On sait aussi que Jean Arthuis n’est ni intéressé par le « job », n'est ni dans le calcul de privilégier une chapelle centriste plutôt qu’une autre. Mais ce fut à l’évidence peine perdue et je me souviens de la déception de cette homme de bonne volonté et de ses longs soupirs qui suivaient chacune de leurs rencontres. Car nous sommes bien placés pour connaître l’égo démesuré de François Bayrou que certains aimeraient faire passer pour une homme politique uniquement préoccupé par le sort de ses concitoyens.
"Si le Centre ne se reconstitue pas de Bayrou à Morin en passant par Borloo, il n’aura aucune chance de gagner quel qu’élection que ce soit dans ce pays pendant longtemps et continuera de pratiquer son sport habituel : se vendre au plus offrant et enculer les mouches". Avais-je écrit de façon provoquante dans un article précédent. C’est bien la seul chose qui reste vraie à ce jour.
Au moment où une radicalisation du climat politique devrait rendre possible la victoire d’un Centriste, au moment où on constate une forte droitisation de la vie politique du pays, au moment où hormis DSK, aucun socialiste ne serait malgré tout certain de l’emporter contre Nicolas Sarkozy, c’est quand même incroyable qu’une victoire Centriste nous passe encore sous le nez.
Après 2012, sans doute y verra-t-on plus clair. Bien évidemment, Bayrou accouchera d’un score ridicule au premier tour de la présidentielle, un score qui ne lui permettra pas d’emporter le siège de l’Elysée, ni même de se positionner au second tour.
Il faudra bien à ce moment-ci qu’il tire lui-même les conséquences de cinq années d’une course vaine, qui auront été perdues pour la victoire, perdues pour lui-même (mais cela, on s’en fiche) et perdues pour les autres.
A l’issue du scrutin, je ne serais pas surpris pour ma part que Nicolas Sarkozy rempile pour cinq années supplémentaire.

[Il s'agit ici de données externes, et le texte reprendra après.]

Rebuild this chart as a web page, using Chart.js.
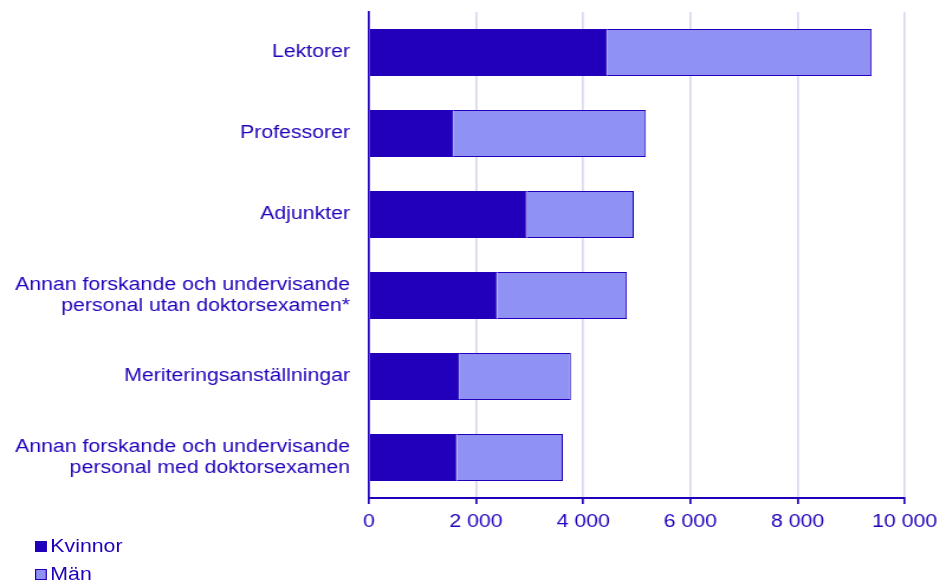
<!DOCTYPE html>
<html>
<head>
<meta charset="utf-8">
<script src="https://cdn.jsdelivr.net/npm/chart.js@4/dist/chart.umd.min.js"></script>
<style>
  html, body { margin:0; padding:0; background:#fff; }
  #wrap { position:relative; width:946px; height:586px; overflow:hidden; }
  /* the original is drawn a bit wider than tall, so the chart is stretched sideways */
  #stretch { position:absolute; left:0; top:0; width:800px; height:586px; transform:scaleX(1.1825); transform-origin:0 0; }
  #legend { position:absolute; left:35px; top:532px; transform:scaleX(1.1825); transform-origin:0 0;
            font-family:"Liberation Sans", Arial, sans-serif; font-size:18px; color:#2200bb; }
  #legend div { display:flex; align-items:center; height:28px; }
  #legend span.box { display:inline-block; width:10px; height:11px; margin-right:3px; box-sizing:border-box; border:1px solid #2200bb; }
</style>
</head>
<body>
<div id="wrap">
  <div id="stretch"><canvas id="chart" width="800" height="586"></canvas></div>
  <div id="legend"></div>
</div>
<script>
// stacked bars: Kvinnor + Män per personalkategori
const categories = [
  "Lektorer",
  "Professorer",
  "Adjunkter",
  ["Annan forskande och undervisande", "personal utan doktorsexamen*"],
  "Meriteringsanställningar",
  ["Annan forskande och undervisande", "personal med doktorsexamen"]
];
const kvinnor = [4440, 1570, 2950, 2390, 1680, 1640];
const man = [4945, 3600, 1995, 2425, 2090, 1980];
const xTicks = [0, 2000, 4000, 6000, 8000, 10000];

const dark = '#2200bb';
const light = '#8f92f2';
const seriesNames = ['Kvinnor', 'Män'];
const seriesColors = [dark, light];
const font = '"Liberation Sans", Arial, sans-serif';

const fmt = v => String(v).replace(/\B(?=(\d{3})+(?!\d))/g, '\u00a0');

new Chart(document.getElementById('chart'), {
  type: 'bar',
  data: {
    labels: categories,
    datasets: [
      { label: seriesNames[0], data: kvinnor, backgroundColor: seriesColors[0], borderColor: dark, borderWidth: 1 },
      { label: seriesNames[1], data: man, backgroundColor: seriesColors[1], borderColor: dark, borderWidth: 1 }
    ]
  },
  options: {
    indexAxis: 'y',
    responsive: false,
    maintainAspectRatio: false,
    animation: false,
    layout: { padding: { top: 12, right: 35, left: 0, bottom: 0 } },
    plugins: { legend: { display: false }, tooltip: { enabled: false } },
    datasets: { bar: { categoryPercentage: 0.58, barPercentage: 1 } },
    scales: {
      x: {
        stacked: true,
        min: 0, max: 10000,
        afterBuildTicks: s => { s.ticks = xTicks.map(v => ({ value: v })); },
        afterFit: s => { s.height = 88; s.paddingLeft = 0; s.paddingRight = 0; },
        grid: { color: '#d8d8f0', lineWidth: 1.7, tickColor: dark, tickLength: 6 },
        border: { color: dark, width: 2 },
        ticks: {
          color: dark, padding: 7,
          font: { family: font, size: 18 },
          callback: v => fmt(v)
        }
      },
      y: {
        stacked: true,
        afterFit: s => { s.width = 312; s.paddingTop = 0; s.paddingBottom = 0; },
        grid: { display: false },
        border: { color: dark, width: 1.7 },
        ticks: {
          color: dark, padding: 8,
          font: { family: font, size: 18, lineHeight: 1.2 }
        }
      }
    }
  }
});

// legend, stacked vertically like the original
const leg = document.getElementById('legend');
seriesNames.forEach((n, i) => {
  const row = document.createElement('div');
  row.innerHTML = '<span class="box" style="background:' + seriesColors[i] + '"></span>' + n;
  leg.appendChild(row);
});
</script>
</body>
</html>
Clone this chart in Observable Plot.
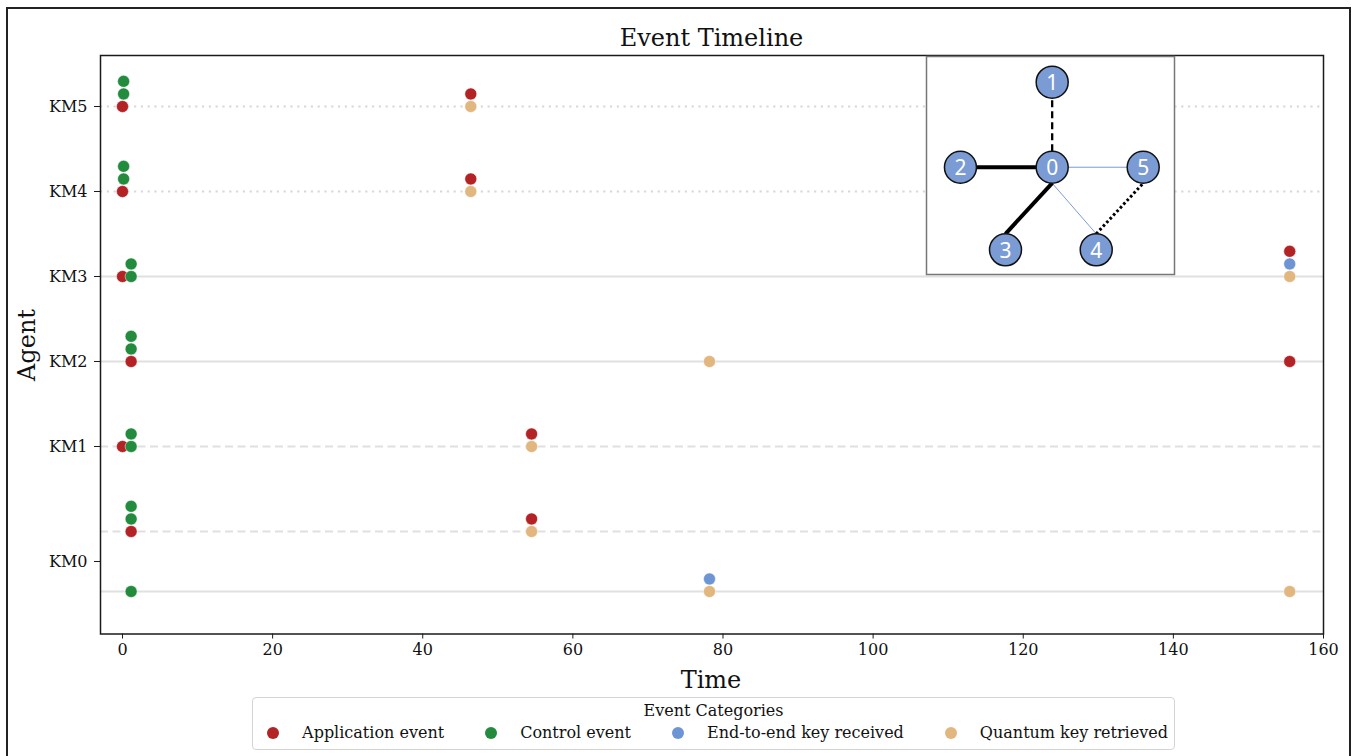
<!DOCTYPE html>
<html><head><meta charset="utf-8">
<script src="https://cdn.jsdelivr.net/npm/d3@7"></script>
<script src="https://cdn.jsdelivr.net/npm/@observablehq/plot@0.6"></script>
<style>
html,body{margin:0;padding:0;background:#fff;}
body{width:1360px;height:756px;position:relative;overflow:hidden;font-family:"DejaVu Serif",serif;color:#111;}
#frame{position:absolute;left:6px;top:7px;width:1345px;height:820px;border:2px solid #222;box-sizing:border-box;}
#chart{position:absolute;left:0;top:0;}
#inset{position:absolute;left:926px;top:56px;background:#fff;}
#title{position:absolute;left:100px;width:1223px;top:23px;text-align:center;font-size:24px;line-height:30px;white-space:nowrap;}
#ylabel{position:absolute;left:27px;top:345px;font-size:24px;line-height:30px;transform:translate(-50%,-50%) rotate(-90deg);white-space:nowrap;}
#xlabel{position:absolute;left:711px;top:680px;font-size:24px;line-height:30px;transform:translate(-50%,-50%);white-space:nowrap;}
#legend{position:absolute;left:252px;top:697px;width:923px;height:53px;box-sizing:border-box;border:1px solid #d4d4d4;border-radius:4px;background:#fff;}
#legend .lt{position:absolute;left:0;right:0;top:3px;text-align:center;font-size:16px;line-height:20px;white-space:nowrap;}
#legend .items{position:absolute;left:8px;right:0;top:25px;display:flex;justify-content:center;font-size:16px;line-height:20px;white-space:nowrap;}
#legend .item{display:flex;align-items:center;margin:0 20.5px;white-space:nowrap;flex:none;}
#legend .sw{width:12px;height:12px;border-radius:50%;margin-right:23px;flex:none;}
</style></head>
<body>
<div id="frame"></div>
<div id="chart"></div>
<div id="inset"></div>
<div id="title">Event Timeline</div>
<div id="ylabel">Agent</div>
<div id="xlabel">Time</div>
<div id="legend"><div class="lt">Event Categories</div><div class="items"></div></div>
<script>
// ---------- data ----------
const categories = ["Application event", "Control event", "End-to-end key received", "Quantum key retrieved"];
const categoryColors = ["#b32225", "#238b3e", "#6d95d3", "#e1b77f"];
const agentLabels = ["KM5", "KM4", "KM3", "KM2", "KM1", "KM0"];
const agentTickPos = [5, 4, 3, 2, 1, -0.353];
const laneY = [5, 4, 3, 2, 1, 0, -0.706];
const laneStyle = ["dotted", "dotted", "solid", "solid", "dashed", "dashed", "solid"];
const xTicks = [0, 20, 40, 60, 80, 100, 120, 140, 160];
const stackStep = 0.148;
// events: [time, laneIndex, categoryIndex, stackLevel]
const events = [
  [0, 0, 0, 0], [0.15, 0, 1, 1], [0.15, 0, 1, 2], [46.4, 0, 3, 0], [46.4, 0, 0, 1],
  [0, 1, 0, 0], [0.15, 1, 1, 1], [0.15, 1, 1, 2], [46.4, 1, 3, 0], [46.4, 1, 0, 1],
  [0, 2, 0, 0], [1.15, 2, 1, 0], [1.15, 2, 1, 1], [155.5, 2, 3, 0], [155.5, 2, 2, 1], [155.5, 2, 0, 2],
  [1.15, 3, 0, 0], [1.15, 3, 1, 1], [1.15, 3, 1, 2], [78.2, 3, 3, 0], [155.5, 3, 0, 0],
  [0, 4, 0, 0], [1.15, 4, 1, 0], [1.15, 4, 1, 1], [54.5, 4, 3, 0], [54.5, 4, 0, 1],
  [1.15, 5, 0, 0], [1.15, 5, 1, 1], [1.15, 5, 1, 2], [54.5, 5, 3, 0], [54.5, 5, 0, 1],
  [1.15, 6, 1, 0], [78.2, 6, 3, 0], [78.2, 6, 2, 1], [155.5, 6, 3, 0]
];
// inset network
const nodeNames = ["0", "1", "2", "3", "4", "5"];
const nodeX = [0, 0, -1.008, -0.513, 0.484, 1];
const nodeY = [0, 1.012, 0, -0.983, -0.983, 0];
// edges: [source, target, style, sourcePort, targetPort]
const edges = [
  ["0", "1", "dashed", "top", "bottom"],
  ["0", "2", "thick", "center", "center"],
  ["0", "3", "thick", "bottom", "top"],
  ["0", "5", "thin", "center", "center"],
  ["0", "4", "thin", "bottom", "top"],
  ["4", "5", "dotted", "top", "bottom"]
];

// ---------- main chart ----------
const font = "DejaVu Serif";
const eventRows = events.map(([t, lane, c, s]) => ({t, y: laneY[lane] + s * stackStep, cat: categories[c]}));
const lanes = laneY.map((y, i) => ({y, style: laneStyle[i]}));
const gridColor = "#e0e0e0";

const chart = Plot.plot({
  width: 1360, height: 756,
  marginLeft: 100, marginRight: 37, marginTop: 55, marginBottom: 122.5,
  style: {fontFamily: font, color: "#111", background: "transparent"},
  x: {domain: [-2.93, 160]},
  y: {domain: [-1.206, 5.6]},
  color: {domain: categories, range: categoryColors},
  marks: [
    Plot.ruleY(lanes.filter(d => d.style === "solid"), {y: "y", stroke: gridColor, strokeWidth: 2}),
    Plot.ruleY(lanes.filter(d => d.style === "dashed"), {y: "y", stroke: gridColor, strokeWidth: 2, strokeDasharray: "8,4.5"}),
    Plot.ruleY(lanes.filter(d => d.style === "dotted"), {y: "y", stroke: "#d8d8d8", strokeWidth: 2, strokeDasharray: "2.2,4.6"}),
    Plot.dot(eventRows, {x: "t", y: "y", fill: "cat", r: 6, stroke: "white", strokeWidth: 0.5}),
    Plot.frame({stroke: "#1a1a1a", strokeWidth: 1.5}),
    Plot.axisX({ticks: xTicks, tickSize: 5, tickPadding: 5, fontSize: 16, label: null, stroke: "#1a1a1a"}),
    Plot.axisY({ticks: agentTickPos, tickFormat: d => agentLabels[agentTickPos.indexOf(d)], tickSize: 6, tickPadding: 7, fontSize: 16, label: null, stroke: "#1a1a1a"})
  ]
});
document.getElementById("chart").appendChild(chart);

// ---------- inset ----------
const iw = 248, ih = 218;
const yDom = [-1.277, 1.318];
const nodeR = 16;
const unitY = ih / (yDom[1] - yDom[0]);
const portDy = {top: nodeR / unitY, bottom: -nodeR / unitY, center: 0};
const nodes = nodeNames.map((n, i) => ({n, x: nodeX[i], y: nodeY[i]}));
const nodeBy = new Map(nodes.map(d => [d.n, d]));
const edgeRows = edges.map(([s, t, style, sp, tp]) => ({
  style,
  x1: nodeBy.get(s).x, y1: nodeBy.get(s).y + portDy[sp],
  x2: nodeBy.get(t).x, y2: nodeBy.get(t).y + portDy[tp]
}));
const E = s => edgeRows.filter(d => d.style === s);
const inset = Plot.plot({
  width: iw, height: ih,
  marginLeft: 0, marginRight: 0, marginTop: 0, marginBottom: 0,
  style: {background: "#fff", overflow: "visible"},
  x: {domain: [-1.381, 1.344], axis: null},
  y: {domain: yDom, axis: null},
  marks: [
    Plot.link(E("thin"), {x1: "x1", y1: "y1", x2: "x2", y2: "y2", stroke: "#7b9bd4", strokeWidth: 1}),
    Plot.link(E("thick"), {x1: "x1", y1: "y1", x2: "x2", y2: "y2", stroke: "#000", strokeWidth: 4}),
    Plot.link(E("dashed"), {x1: "x1", y1: "y1", x2: "x2", y2: "y2", stroke: "#000", strokeWidth: 2.3, strokeDasharray: "7,4"}),
    Plot.link(E("dotted"), {x1: "x1", y1: "y1", x2: "x2", y2: "y2", stroke: "#000", strokeWidth: 3, strokeDasharray: "2.6,2.4"}),
    Plot.dot(nodes, {x: "x", y: "y", r: nodeR, fill: "#7b9bd4", stroke: "#111", strokeWidth: 1.5}),
    Plot.text(nodes, {x: "x", y: "y", text: "n", fill: "white", fontSize: 21, fontFamily: "Noto Sans", dy: 1}),
    Plot.frame({stroke: "#777", strokeWidth: 1.5})
  ]
});
document.getElementById("inset").appendChild(inset);

// ---------- legend ----------
const items = document.querySelector("#legend .items");
categories.forEach((c, i) => {
  const it = document.createElement("div");
  it.className = "item";
  const sw = document.createElement("span");
  sw.className = "sw";
  sw.style.background = categoryColors[i];
  const lb = document.createElement("span");
  lb.textContent = c;
  it.appendChild(sw); it.appendChild(lb);
  items.appendChild(it);
});
</script>
</body></html>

François Bayrou aura pesé au Centre ce que Jean-Pierre Chevènement aura pesé dans la défaite de Lionel Jospin à la présidentielle de 2002. Un tiers de son électorat se reportera sur le candidat de gauche, deux tiers sur le candidat de droite. Ceux qui s’abstiendront ne compteront pour rien.
Il sera alors temps qu’on en finisse avec lui et qu’on passe aux choses sérieuses.